A leitmotif is a repeated phrase, theme, or idea in a musical or literary composition, and The Unbearable Lightness of Being’s narrator argues that lives need such motifs. Humans need the opportunity to reflect, analyze, and interpret their experiences and that process is best facilitated by recurring motifs such as the regular reappearance of a phrase from a Beethoven quartet or Sabina’s bowler hat. As individuals encounter such motifs again and again, they reflect on how the motif’s meaning has changed, thus gaining insight into their changing lives and identities. Of course, the appearance of these many motifs is the work of chance, implying that “only” chance can truly speak to us. But there too, the narrator sees the opportunity for interpretation: Tomáš’s, Tereza’s, Sabina’s, and Franz’s interpretations of these chance encounters, coincidences, and serendipitous happenings have a profound impact on their choices, both great and small.


This theme is also a subtle refutation of the “mad myth” of eternal return, for the narrator’s central argument about motif is that it is fluid, it changes with each new appearance. Rather than happening again and again in the very same way ad infinitum, motif is malleable. The narrator, although not entirely sure of the answers to the philosophical questions that they pose, has an inkling that transience and lightness characterize human existence rather than return and weight. Motif is one way that they explore this impermanence.


Beethoven’s “Es muss sein!” (it must be)—a declaration from the closing movement of the composer’s fourth quartet—is a motif in the lives of both Tomáš and Tereza, as well as in the novel as a whole, and is important to both Tomáš and Tereza in the early days of their relationship. Tereza hears Beethoven playing in the background when she meets Tomáš, and she interprets the music as a “sign” of their shared destiny. Tomáš’s recollection of Beethoven’s decisive “Es muss sein!” propels him back to Prague and Tereza from the safety and airy solitude of Zurich. The way that each of these characters interprets the chance occurrence of this motif within their lives compels them to make one particular decision rather than its opposite, and their lives are thus determined by the way that they interpret motif and, the narrator would argue, coincidence. Years later, Tomáš revises his interpretation of the motif and thinks that he has been led to Tereza “by a series of laughable coincidences” (193) As life progresses and an individual encounters the same motif in different situations, their interpretations change.


Sabina’s bowler hat is a motif that returns again and again in the lives of Sabina and Tomáš, and although its presence in their lives initially finds its meaning in their sexual experimentation, its meaning shifts over time. After the seismic Russian invasion of Czechoslovakia and Tomáš’s and Sabina’s (separate) immigration to Switzerland, the bowler hat becomes a “hymn to their common past, a sentimental summary to an unsentimental story” (88). As their lives change, so to do the meanings of the motifs that they encounter.
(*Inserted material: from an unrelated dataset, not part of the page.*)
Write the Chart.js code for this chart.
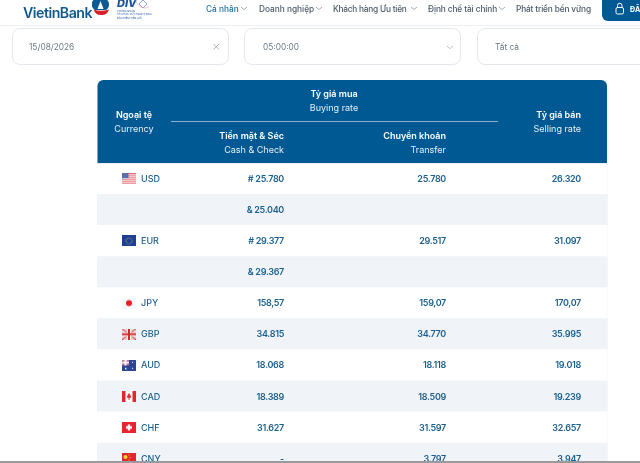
<!DOCTYPE html>
<html lang="vi">
<head>
<meta charset="utf-8">
<title>Tỷ giá</title>
<script src="https://cdn.jsdelivr.net/npm/chart.js@4/dist/chart.umd.min.js"></script>
<style>
  html, body { margin: 0; padding: 0; background: #fff; overflow: hidden; }
  body { width: 640px; height: 463px; position: relative; font-family: Inter, "Noto Sans", sans-serif; filter: blur(0.3px); }
  #myChart { position: absolute; left: 0; top: 0; }
  .abs { position: absolute; white-space: nowrap; }
  .nav { top: 3.5px; font-size: 8.3px; line-height: 11px; color: #4a5a68; font-weight: 500; }
  .nav.on { color: #1c6ea4; }
  .box { top: 28px; height: 35px; border: 1px solid #e3e7ee; border-radius: 8px; box-sizing: content-box; background: #fff; }
  .val { top: 41px; font-size: 8.3px; line-height: 12px; color: #6d7a86; }
  #rule { left: 0; top: 25px; width: 640px; height: 1px; background: #eef0f3; }
  #btn { left: 602px; top: 0; width: 38px; height: 20.5px; background: #005993; border-bottom-left-radius: 6px; }
  #shade { left: 0; top: 460.5px; width: 640px; height: 3px; background: #9a9a9a; }
</style>
</head>
<body>
<canvas id="myChart" width="640" height="474"></canvas>

<!-- page top: logos, menu and the filters -->
<div class="abs" style="left:23px;top:5px;font-size:14.2px;line-height:16px;font-weight:600;color:#11598c;letter-spacing:-0.5px">VietinBank</div>
<svg class="abs" style="left:92px;top:0" width="60" height="22" viewBox="0 0 60 22">
  <path d="M3 10 A6.5 6.5 0 0 1 2.5 -1 L14 -1 A6.5 6.5 0 0 1 14 10 Z" fill="#0d5a94"/>
  <path d="M8.5 1 L5.5 9 H11.5 Z" fill="#fff"/>
  <path d="M1.5 9.5 Q9 12 17 9.5 Q15 15.5 9 15 Q3.5 15 1.5 9.5 Z" fill="#d6202a"/>
  <text x="25" y="7" font-size="11" font-weight="800" font-style="italic" fill="#17539c">DIV</text>
  <path d="M51 0 L55 4 L51 8 L47 4 Z" fill="none" stroke="#8aa6cf" stroke-width="1"/>
  <path d="M44 0 A9 9 0 0 0 57 7" fill="none" stroke="#e9a2a2" stroke-width="0.6"/>
  <text x="25" y="11.5" font-size="2.6" fill="#17539c">CHỨNG NHẬN</text>
  <text x="25" y="15" font-size="2.6" fill="#17539c">TỔ CHỨC XỬ THANH TOÁN</text>
  <text x="25" y="18.5" font-size="2.6" fill="#17539c">BẢO HIỂM TIỀN GỬI</text>
</svg>
<div class="abs nav on" style="left:206px">Cá nhân</div>
<div class="abs nav" style="left:259px">Doanh nghiệp</div>
<div class="abs nav" style="left:333px;letter-spacing:-0.22px">Khách hàng Ưu tiên</div>
<div class="abs nav" style="left:428px;letter-spacing:-0.1px">Định chế tài chính</div>
<div class="abs nav" style="left:516px;letter-spacing:-0.15px">Phát triển bền vững</div>
<svg class="abs" style="left:0;top:0" width="640" height="64" viewBox="0 0 640 64" fill="none" stroke-width="0.8">
  <path d="M241 7 l3 2.6 l3 -2.6" stroke="#7d97ad"/>
  <path d="M316 7 l3 2.6 l3 -2.6" stroke="#8b97a3"/>
  <path d="M411 7 l3 2.6 l3 -2.6" stroke="#8b97a3"/>
  <path d="M499 7 l3 2.6 l3 -2.6" stroke="#8b97a3"/>
</svg>
<div class="abs" id="rule"></div>
<div class="abs" id="btn"></div>
<svg class="abs" style="left:602px;top:0" width="38" height="21" viewBox="0 0 38 21" fill="none" stroke="#fff" stroke-width="1">
  <rect x="14" y="7.5" width="7.5" height="6.5" rx="1.5"/>
  <path d="M15.5 7.5 V5.5 A2.2 2.2 0 0 1 20 5.5 V7.5"/>
  <text x="28" y="12" font-size="7" font-weight="700" fill="#fff" stroke="none">ĐĂ</text>
</svg>

<div class="abs box" style="left:12px;width:215px"></div>
<div class="abs box" style="left:244px;width:215px"></div>
<div class="abs box" style="left:477px;width:180px"></div>
<div class="abs val" style="left:29px">15/08/2026</div>
<div class="abs val" style="left:263px">05:00:00</div>
<div class="abs val" style="left:495px">Tất cả</div>
<svg class="abs" style="left:0;top:28px" width="640" height="36" viewBox="0 0 640 36" fill="none" stroke-width="0.8">
  <path d="M213.5 16 l5.5 5.5 M219 16 l-5.5 5.5" stroke="#9aa3ac"/>
  <path d="M447 18 l3 2.6 l3 -2.6" stroke="#a9b2ba"/>
</svg>
<div class="abs" id="shade"></div>

<script>
// rows of the table
const currencies = ["USD", "", "EUR", "", "JPY", "GBP", "AUD", "CAD", "CHF", "CNY"];
const cashRates = ["# 25.780", "& 25.040", "# 29.377", "& 29.367", "158,57", "34.815", "18.068", "18.389", "31.627", "-"];
const transferRates = ["25.780", "", "29.517", "", "159,07", "34.770", "18.118", "18.509", "31.597", "3.797"];
const sellRates = ["26.320", "", "31.097", "", "170,07", "35.995", "19.018", "19.239", "32.657", "3.947"];

// header labels
const currencyHead = ["Ngoại tệ", "Currency"];
const buyHead = ["Tỷ giá mua", "Buying rate"];
const cashHead = ["Tiền mặt & Séc", "Cash & Check"];
const transferHead = ["Chuyển khoản", "Transfer"];
const sellHead = ["Tỷ giá bán", "Selling rate"];

// table layout, in units of the hidden x scale
const tableLeft = 97.5, tableRight = 607;
const flagX = 129, codeX = 141, cashX = 284, transferX = 446, sellX = 581;

const blue = "#005993", stripe = "#f0f4f8", textBlue = "#1b5f8e";
const font = 'Inter, "Noto Sans", sans-serif';

// flags
function flag(paint) {
  const c = document.createElement("canvas");
  c.width = 14;
  c.height = 11;
  paint(c.getContext("2d"));
  return c;
}
function box(g, col, x, y, w, h) {
  g.fillStyle = col;
  g.fillRect(x, y, w, h);
}
const flags = {
  USD: flag((g) => {
    box(g, "#fff", 0, 0, 14, 11);
    for (let i = 0; i < 6; i++) box(g, "#e2646c", 0, i * 2, 14, 1);
    box(g, "#5a6db0", 0, 0, 6.5, 5);
  }),
  EUR: flag((g) => {
    box(g, "#1c3f9a", 0, 0, 14, 11);
    g.strokeStyle = "#c9b33c";
    g.setLineDash([1, 1]);
    g.beginPath();
    g.arc(7, 5.5, 3, 0, Math.PI * 2);
    g.stroke();
  }),
  JPY: flag((g) => {
    box(g, "#f7f8fa", 0, 0, 14, 11);
    g.fillStyle = "#ea1c24";
    g.beginPath();
    g.arc(7, 5.5, 3, 0, Math.PI * 2);
    g.fill();
  }),
  GBP: flag((g) => {
    box(g, "#f3c9cd", 0, 0, 14, 11);
    g.strokeStyle = "#d4343f";
    g.beginPath();
    g.moveTo(0, 0); g.lineTo(14, 11); g.moveTo(14, 0); g.lineTo(0, 11);
    g.stroke();
    box(g, "#fff", 5, 0, 4, 11);
    box(g, "#fff", 0, 3.5, 14, 4);
    box(g, "#d4252f", 6, 0, 2, 11);
    box(g, "#d4252f", 0, 4.5, 14, 2);
  }),
  AUD: flag((g) => {
    box(g, "#2d4596", 0, 0, 14, 11);
    box(g, "#c77b95", 0, 0, 7, 5.5);
    box(g, "#fff", 2.5, 0, 2, 5.5);
    box(g, "#fff", 0, 2, 7, 1.5);
    box(g, "#fff", 10, 2, 1, 1);
    box(g, "#fff", 10, 8, 1, 1);
    box(g, "#fff", 3, 8, 1.5, 1.5);
  }),
  CAD: flag((g) => {
    box(g, "#fff", 0, 0, 14, 11);
    box(g, "#e3262e", 0, 0, 3.5, 11);
    box(g, "#e3262e", 10.5, 0, 3.5, 11);
    g.fillStyle = "#e3262e";
    g.beginPath();
    g.moveTo(7, 2); g.lineTo(9.5, 6.5); g.lineTo(7.5, 7); g.lineTo(7.5, 9);
    g.lineTo(6.5, 9); g.lineTo(6.5, 7); g.lineTo(4.5, 6.5);
    g.fill();
  }),
  CHF: flag((g) => {
    box(g, "#e8242c", 0, 0, 14, 11);
    box(g, "#fff", 5.8, 2.5, 2.4, 6);
    box(g, "#fff", 4, 4.3, 6, 2.4);
  }),
  CNY: flag((g) => {
    box(g, "#e3262e", 0, 0, 14, 11);
    g.fillStyle = "#f6d327";
    g.beginPath();
    g.arc(3.5, 4, 2, 0, Math.PI * 2);
    g.fill();
    box(g, "#f6d327", 6.5, 1.5, 1, 1);
    box(g, "#f6d327", 7.5, 4, 1, 1);
    box(g, "#f6d327", 6.5, 6.5, 1, 1);
  }),
};

function put(ctx, str, x, y, align, color, weight, size, spacing) {
  ctx.font = `${weight} ${size}px ${font}`;
  ctx.letterSpacing = spacing || "0px";
  ctx.textAlign = align;
  ctx.textBaseline = "middle";
  ctx.fillStyle = color;
  ctx.fillText(str, x, y);
}

// blue header above the rows
const headerPlugin = {
  id: "header",
  beforeDatasetsDraw(chart) {
    const { ctx, scales } = chart;
    const left = scales.x.getPixelForValue(tableLeft);
    const right = scales.x.getPixelForValue(tableRight);
    const bottom = chart.chartArea.top;
    ctx.save();
    ctx.fillStyle = "#f0f3f6";
    ctx.fillRect(left - 0.5, 80, right - left + 1, 395);
    ctx.fillStyle = blue;
    ctx.beginPath();
    ctx.roundRect(left, 80, right - left, bottom - 80, [6, 6, 0, 0]);
    ctx.fill();
    ctx.strokeStyle = "#8fb0c9";
    ctx.lineWidth = 1;
    ctx.beginPath();
    ctx.moveTo(171, 121.5);
    ctx.lineTo(498, 121.5);
    ctx.stroke();
    const xOf = (v) => scales.x.getPixelForValue(v);
    const two = (pair, x, y, align) => {
      put(ctx, pair[0], x, y, align, "#fff", 600, 9);
      put(ctx, pair[1], x, y + 14, align, "#e8eff5", 400, 9);
    };
    two(currencyHead, xOf(134), 115, "center");
    two(buyHead, xOf(334), 94, "center");
    two(cashHead, xOf(cashX), 136, "right");
    two(transferHead, xOf(transferX), 136, "right");
    two(sellHead, xOf(sellX), 115, "right");
    ctx.restore();
  },
};

// text of the cells, placed by the chart scales
const cellPlugin = {
  id: "cells",
  afterDatasetsDraw(chart) {
    const { ctx, scales } = chart;
    ctx.save();
    currencies.forEach((code, i) => {
      const y = scales.y.getPixelForValue(i) + 0.5;
      put(ctx, code, scales.x.getPixelForValue(codeX), y, "left", textBlue, 500, 9);
      put(ctx, cashRates[i], scales.x.getPixelForValue(cashX), y, "right", textBlue, 600, 9, "-0.3px");
      put(ctx, transferRates[i], scales.x.getPixelForValue(transferX), y, "right", textBlue, 600, 9, "-0.3px");
      put(ctx, sellRates[i], scales.x.getPixelForValue(sellX), y, "right", textBlue, 600, 9, "-0.3px");
    });
    ctx.restore();
  },
};

new Chart(document.getElementById("myChart"), {
  type: "bar",
  data: {
    labels: currencies,
    datasets: [
      {
        label: "Rows",
        order: 2,
        data: currencies.map(() => [tableLeft, tableRight]),
        backgroundColor: (c) => (c.dataIndex % 2 ? stripe : "#fff"),
        barPercentage: 1,
        categoryPercentage: 1,
      },
      {
        type: "scatter",
        label: "Flags",
        order: 1,
        data: currencies.map((code) => ({ x: code ? flagX : null, y: code })),
        pointStyle: currencies.map((code) => flags[code] || false),
      },
    ],
  },
  options: {
    indexAxis: "y",
    responsive: false,
    animation: false,
    layout: { autoPadding: false, padding: { top: 163.3, left: 0, right: 0, bottom: 0 } },
    plugins: { legend: { display: false }, tooltip: { enabled: false } },
    scales: {
      x: { type: "linear", min: 0, max: 640, display: false },
      y: { type: "category", display: false },
    },
  },
  plugins: [headerPlugin, cellPlugin],
});
</script>
</body>
</html>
Sabina posits the importance that such shared motifs play in human relationships and argues that without shared encounters of leitmotif and a common understanding of their hidden meanings, true connection between two people is not possible. Her glossary of “words misunderstood” between herself and Franz is possible because the two do not have enough shared history to have shared motifs or interpretations. This is why she leaves Franz. The narrator argues that Franz’s relationship with his student-mistress is successful largely because the girl is young enough that “the musical composition of her life had scarcely been outlined” (126). The student-mistress (who is never named) is able to learn, grow, and interpret along with Franz because she does not have enough experience interpreting motifs of her own. She can latch on to Franz’s interpretations in a way that Sabina, whose own interpretive methods and habits were already well established by the time she met Franz, could not. Sabina thinks that, had she and Franz been able to grow together, they too might have developed more shared interpretations, but they did not meet at the right time and were thus intellectually and emotionally closed to each other.